ISLAMABAD, Feb 10: The government may charge a new tax on petroleum products to collect Rs15 billion for increasing strategic oil storage, Dawn learnt on authority.
The collected amount would be put at the disposal of the ministry of defence and national logistics cell to construct, maintain and operate the strategic storage in view of the current border situation.
A government official told Dawn that a mechanism would be devised in consultation with oil marketing companies on the supply of products.
He said the proposal, a brain-child of Petroleum Secretary M. Abdullah Yousaf, was discussed at a recent meeting held over by Petroleum Minister Usman Aminuddin in view of additional expenditure arising out of the military buildup at borders.

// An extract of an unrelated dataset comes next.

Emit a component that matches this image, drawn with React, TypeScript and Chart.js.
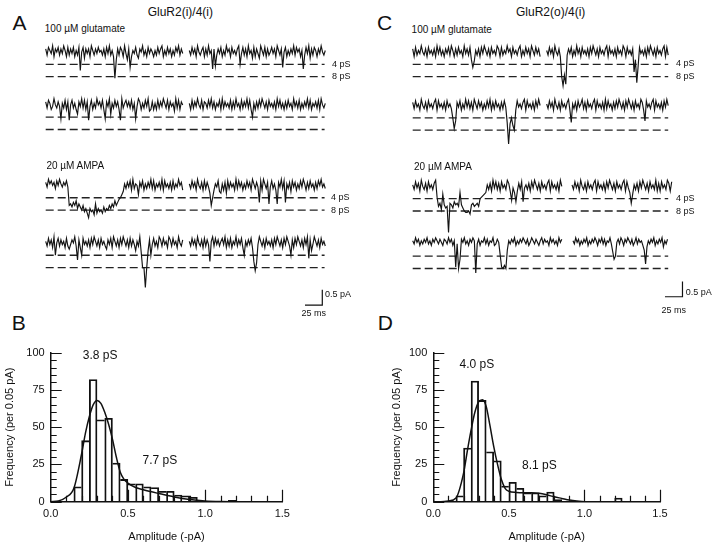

The official did not agree that it was a “war tax” but said it may be a one-time levy to meet additional pressure. He said the petroleum ministry had decided to review the strategic requirement in consultation with the defence ministry to “re-determine the level of additional storage and stock requirement keeping in view the perception of threat”.
Referring to the requirement of War Book, sources said that an additional storage capacity of about 600,000 tons to 700,000 tons of high speed diesel and motor spirit was required.
An additional Rs5 billion would be required for storage facilities and Rs10 billion for maintaining additional stocks.
Meanwhile, the petroleum ministry has rejected a proposal from the oil marketing companies to support the private sector through the levy of a cess on petroleum products.
Mainly because of war perception, the government put on hold further deregulation of oil sector that would have reduced the number of fixed price oil depots from 29 to 10.
Also, the government barred oil marketing companies from closing their depots in far-flung areas for the time being and asked them to continue with the existing set-up.
In the post-Sept 11 incidents, the petroleum ministry is holding periodic meetings with the oil industry to review demand-and-supply position of petroleum products following the presidential orders to be extra-vigilant on stocks position and to augment the reserves position.
The government is reported to have enhanced its strategic oil reserves position to 30-day equivalent from 19-day since Sept 11 through some readjustment but no storage project could be taken in hand so far.
The country’s oil import bill has reduced by around 26 per cent in seven months of current fiscal year. The total oil imports amounted to $1.53 billion in July-January this year against $2.057 billion in the same period last year. Annual crude oil requirement is around 5.5 million tons at the rate of around 100,000 barrels a day.